The artwork illustrates a 3D-printed ceria structure with hierarchically channeled architecture. Concentrated solar radiation is incident on the graded structure and drives the solar splitting of CO2 into separate flows of CO and O2. Image Credit: Advanced Materials Interfaces, Vol 10, Nr. 30, 2023. https://doi.org/10.1002/admi.202300452
Engineers at ETH Zurich have developed technologies to manufacture liquid fuels from sunlight and air in recent years. In 2019, they showed the whole thermochemical production chain under real-world conditions for the first time on the roof of the ETH Machine Laboratory in Zurich.
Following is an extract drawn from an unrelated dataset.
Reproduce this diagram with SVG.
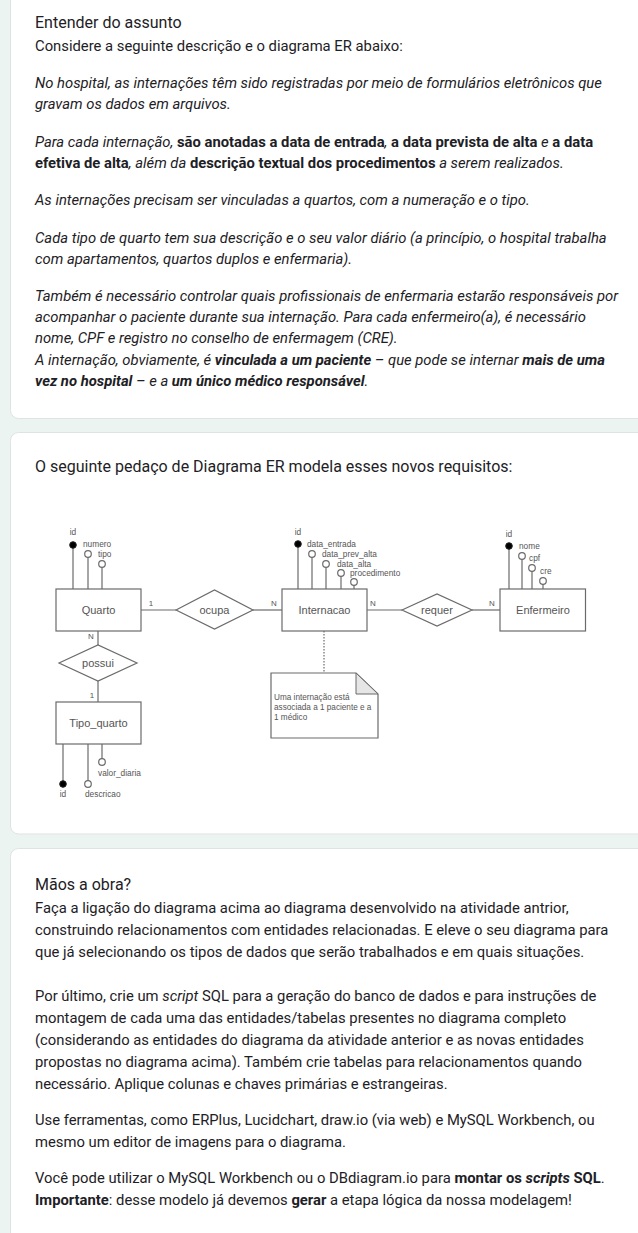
<svg xmlns="http://www.w3.org/2000/svg" width="638" height="1233" viewBox="0 0 638 1233">
<style>
.pg{fill:#ebf4f1}
.card{fill:#fff;stroke:#dfe3e2;stroke-width:1}
.t{font-family:Roboto,"Liberation Sans",sans-serif;font-size:14.8px;fill:#1d2125}
.h{font-size:16px}
.h2{font-size:16px}
.i{font-style:italic}
.b{font-weight:bold}
.n{font-style:normal}
.ln{stroke:#6b6b6b;stroke-width:1.2;fill:none}
.box{fill:#fff;stroke:#6b6b6b;stroke-width:1.2}
.et{font-family:"Liberation Sans",Arial,sans-serif;font-size:11px;fill:#555;text-anchor:middle}
.at{font-family:"Liberation Sans",Arial,sans-serif;font-size:8.3px;fill:#555}
.ac{text-anchor:middle}
.pk{fill:#000;stroke:#222;stroke-width:1}
.oa{fill:#fff;stroke:#6b6b6b;stroke-width:1.2}
.cd{font-family:"Liberation Sans",Arial,sans-serif;font-size:8px;fill:#555;text-anchor:middle}
.nt{font-family:"Liberation Sans",Arial,sans-serif;font-size:8.2px;fill:#555}
</style>
<rect class="pg" x="0" y="0" width="638" height="1233"/>

<!-- Card 1 -->
<g id="card1">
<rect class="card" x="10.5" y="-10" width="640" height="428.5" rx="8"/>
<text class="t h" x="35" y="28">Entender do assunto</text>
<text class="t" x="35" y="51">Considere a seguinte descrição e o diagrama ER abaixo:</text>
<text class="t i" x="35" y="88">No hospital, as internações têm sido registradas por meio de formulários eletrônicos que</text>
<text class="t i" x="35" y="109">gravam os dados em arquivos.</text>
<text class="t i" x="35" y="147">Para cada internação, <tspan class="b n">são anotadas a data de entrada</tspan>, <tspan class="b n">a data prevista de alta</tspan> e <tspan class="b n">a data</tspan></text>
<text class="t i" x="35" y="168"><tspan class="b n">efetiva de alta</tspan>, além da <tspan class="b n">descrição textual dos procedimentos</tspan> a serem realizados.</text>
<text class="t i" x="35" y="205">As internações precisam ser vinculadas a quartos, com a numeração e o tipo.</text>
<text class="t i" x="35" y="243">Cada tipo de quarto tem sua descrição e o seu valor diário (a princípio, o hospital trabalha</text>
<text class="t i" x="35" y="264">com apartamentos, quartos duplos e enfermaria).</text>
<text class="t i" x="35" y="301">Também é necessário controlar quais profissionais de enfermaria estarão responsáveis por</text>
<text class="t i" x="35" y="322">acompanhar o paciente durante sua internação. Para cada enfermeiro(a), é necessário</text>
<text class="t i" x="35" y="343">nome, CPF e registro no conselho de enfermagem (CRE).</text>
<text class="t i" x="35" y="365">A internação, obviamente, é <tspan class="b">vinculada a um paciente</tspan> – que pode se internar <tspan class="b">mais de uma</tspan></text>
<text class="t i" x="35" y="386"><tspan class="b">vez no hospital</tspan> – e a <tspan class="b">um único médico responsável</tspan>.</text>
</g>

<!-- Card 2 -->
<g id="card2">
<rect class="card" x="10.5" y="432.5" width="640" height="401.5" rx="8"/>
<text class="t h2" x="35" y="472">O seguinte pedaço de Diagrama ER modela esses novos requisitos:</text>
</g>

<!-- Connectors -->
<g id="connectors">
<line class="ln" x1="141" y1="610" x2="176" y2="610"/>
<line class="ln" x1="253" y1="610" x2="282" y2="610"/>
<line class="ln" x1="367" y1="610" x2="402" y2="610"/>
<line class="ln" x1="472" y1="610" x2="500" y2="610"/>
<line class="ln" x1="98" y1="631" x2="98" y2="645"/>
<line class="ln" x1="98" y1="681" x2="98" y2="702"/>
<line class="ln" x1="324" y1="631" x2="324" y2="673" stroke-dasharray="1.5,1.5"/>
<text class="cd" x="151" y="606">1</text>
<text class="cd" x="274" y="606">N</text>
<text class="cd" x="373" y="606">N</text>
<text class="cd" x="492" y="606">N</text>
<text class="cd" x="91" y="639">N</text>
<text class="cd" x="92" y="698">1</text>
</g>

<!-- Quarto -->
<g id="quarto">
<line class="ln" x1="73" y1="548" x2="73" y2="589"/>
<line class="ln" x1="88" y1="557" x2="88" y2="589"/>
<line class="ln" x1="102" y1="567" x2="102" y2="589"/>
<circle class="pk" cx="73" cy="545" r="3.3"/>
<circle class="oa" cx="88" cy="554" r="3.3"/>
<circle class="oa" cx="102" cy="564" r="3.3"/>
<text class="at ac" x="73" y="535">id</text>
<text class="at" x="83" y="547">numero</text>
<text class="at" x="98" y="557">tipo</text>
<rect class="box" x="56" y="589" width="85" height="42"/>
<text class="et" x="98.5" y="614">Quarto</text>
</g>

<!-- ocupa -->
<g id="ocupa">
<polygon class="box" points="176,610 214.5,590 253,610 214.5,629"/>
<text class="et" x="214.5" y="614">ocupa</text>
</g>

<!-- Internacao -->
<g id="internacao">
<line class="ln" x1="298" y1="547" x2="298" y2="589"/>
<line class="ln" x1="312" y1="557" x2="312" y2="589"/>
<line class="ln" x1="326" y1="567" x2="326" y2="589"/>
<line class="ln" x1="341" y1="576" x2="341" y2="589"/>
<line class="ln" x1="354" y1="585" x2="354" y2="589"/>
<circle class="pk" cx="298" cy="544" r="3.3"/>
<circle class="oa" cx="312" cy="554" r="3.3"/>
<circle class="oa" cx="326" cy="564" r="3.3"/>
<circle class="oa" cx="341" cy="573" r="3.3"/>
<circle class="oa" cx="354" cy="582" r="3.3"/>
<text class="at ac" x="298" y="535">id</text>
<text class="at" x="307" y="547">data_entrada</text>
<text class="at" x="322" y="557">data_prev_alta</text>
<text class="at" x="337" y="566.5">data_alta</text>
<text class="at" x="350" y="576">procedimento</text>
<rect class="box" x="282" y="589" width="85" height="42"/>
<text class="et" x="324.5" y="614">Internacao</text>
</g>

<!-- requer -->
<g id="requer">
<polygon class="box" points="402,610 437,594 472,610 437,626"/>
<text class="et" x="437" y="614">requer</text>
</g>

<!-- Enfermeiro -->
<g id="enfermeiro">
<line class="ln" x1="509" y1="549" x2="509" y2="589"/>
<line class="ln" x1="522" y1="559" x2="522" y2="589"/>
<line class="ln" x1="532" y1="571" x2="532" y2="589"/>
<line class="ln" x1="543" y1="584" x2="543" y2="589"/>
<circle class="pk" cx="509" cy="546" r="3.3"/>
<circle class="oa" cx="522" cy="556" r="3.3"/>
<circle class="oa" cx="532" cy="568" r="3.3"/>
<circle class="oa" cx="543" cy="581" r="3.3"/>
<text class="at ac" x="509" y="537">id</text>
<text class="at" x="519" y="549">nome</text>
<text class="at" x="529" y="561">cpf</text>
<text class="at" x="540" y="573.5">cre</text>
<rect class="box" x="500" y="589" width="85.5" height="42"/>
<text class="et" x="543" y="614">Enfermeiro</text>
</g>

<!-- possui -->
<g id="possui">
<polygon class="box" points="59,663 98,645 137,663 98,681"/>
<text class="et" x="98" y="667">possui</text>
</g>

<!-- Tipo_quarto -->
<g id="tipo_quarto">
<rect class="box" x="56" y="702" width="85" height="42"/>
<text class="et" x="98.5" y="727">Tipo_quarto</text>
<line class="ln" x1="63" y1="744" x2="63" y2="781"/>
<line class="ln" x1="88" y1="744" x2="88" y2="781"/>
<line class="ln" x1="102" y1="744" x2="102" y2="759"/>
<circle class="pk" cx="63" cy="784" r="3.3"/>
<circle class="oa" cx="88" cy="784" r="3.3"/>
<circle class="oa" cx="102" cy="762" r="3.3"/>
<text class="at ac" x="63" y="797">id</text>
<text class="at" x="85" y="797">descricao</text>
<text class="at" x="98" y="776">valor_diaria</text>
</g>

<!-- Note -->
<g id="note">
<polygon class="box" points="271,673 356,673 378,694 378,738 271,738"/>
<polygon points="356,673 356,694 378,694" fill="#e6e6e6" stroke="#6b6b6b" stroke-width="1"/>
<text class="nt" x="274" y="699.5">Uma internação está</text>
<text class="nt" x="274" y="709.5">associada a 1 paciente e a</text>
<text class="nt" x="274" y="719.5">1 médico</text>
</g>

<!-- Card 3 -->
<g id="card3">
<rect class="card" x="10.5" y="848.5" width="640" height="400" rx="8"/>
<text class="t h" x="35" y="890">Mãos a obra?</text>
<text class="t" x="35" y="913">Faça a ligação do diagrama acima ao diagrama desenvolvido na atividade antrior,</text>
<text class="t" x="35" y="935">construindo relacionamentos com entidades relacionadas. E eleve o seu diagrama para</text>
<text class="t" x="35" y="957">que já selecionando os tipos de dados que serão trabalhados e em quais situações.</text>
<text class="t" x="35" y="1001">Por último, crie um <tspan class="i">script</tspan> SQL para a geração do banco de dados e para instruções de</text>
<text class="t" x="35" y="1023">montagem de cada uma das entidades/tabelas presentes no diagrama completo</text>
<text class="t" x="35" y="1045">(considerando as entidades do diagrama da atividade anterior e as novas entidades</text>
<text class="t" x="35" y="1067">propostas no diagrama acima). Também crie tabelas para relacionamentos quando</text>
<text class="t" x="35" y="1089">necessário. Aplique colunas e chaves primárias e estrangeiras.</text>
<text class="t" x="35" y="1125">Use ferramentas, como ERPlus, Lucidchart, draw.io (via web) e MySQL Workbench, ou</text>
<text class="t" x="35" y="1147">mesmo um editor de imagens para o diagrama.</text>
<text class="t" x="35" y="1183">Você pode utilizar o MySQL Workbench ou o DBdiagram.io para <tspan class="b">montar os <tspan class="i">scripts</tspan> SQL</tspan>.</text>
<text class="t" x="35" y="1205"><tspan class="b">Importante</tspan>: desse modelo já devemos <tspan class="b">gerar</tspan> a etapa lógica da nossa modelagem!</text>
</g>
</svg>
These synthetic solar fuels are carbon neutral since they emit only the amount of CO2 extracted from the air during their production. Climeworks and Synhelion, two ETH spin-offs, are further developing and commercializing the technologies.
A solar reactor, exposed to concentrated sunlight provided by a parabolic mirror and reaching temperatures up to 1500 °C, lies at the heart of the manufacturing process. A thermochemical cycle for dividing water and CO2 obtained from the air takes place inside this reactor, which has a porous ceramic framework built of cerium oxide.
The product is syngas, a mixture of hydrogen and carbon monoxide that can be converted into liquid hydrocarbon fuels like kerosene (jet fuel) for use in aviation.
Structures with isotropic porosity have previously been used, but they have the disadvantage of exponentially attenuating incident solar radiation as it passes into the reactor. As a result, the inner temperatures drop, limiting the solar reactor's fuel production.
Researchers from André Studart’s (ETH Professor of Complex Materials) and Aldo Steinfeld's (ETH Professor of Renewable Energy Carriers) groups have developed a novel 3D printing methodology that allows them to create porous ceramic structures with complex pore geometries to transport solar radiation efficiently into the reactor’s interior. The Swiss Federal Office of Energy is funding the research effort.
Particularly effective designs are hierarchically arranged ones with open channels and pores that narrow toward the reactor’s rear and remain open at the surface when exposed to sunlight. With this configuration, the full volume can absorb the incident-concentrated solar radiation. Consequently, this guarantees that the entire porous structure reaches the reaction temperature of 1500 °C, increasing fuel production.
An extrusion-based 3D printing method and a newly created ink type with ideal properties—namely, low viscosity and a high concentration of ceria particles to maximize the amount of redox active material—were used to create these ceramic structures.
Successful Initial Testing
The intricate relationship between radiant heat transport and the thermochemical process was examined by the researchers. They demonstrated that when exposed to the same concentrated solar radiation with an intensity equal to 1000 suns, their new hierarchical structures can produce twice as much fuel as the uniform structures.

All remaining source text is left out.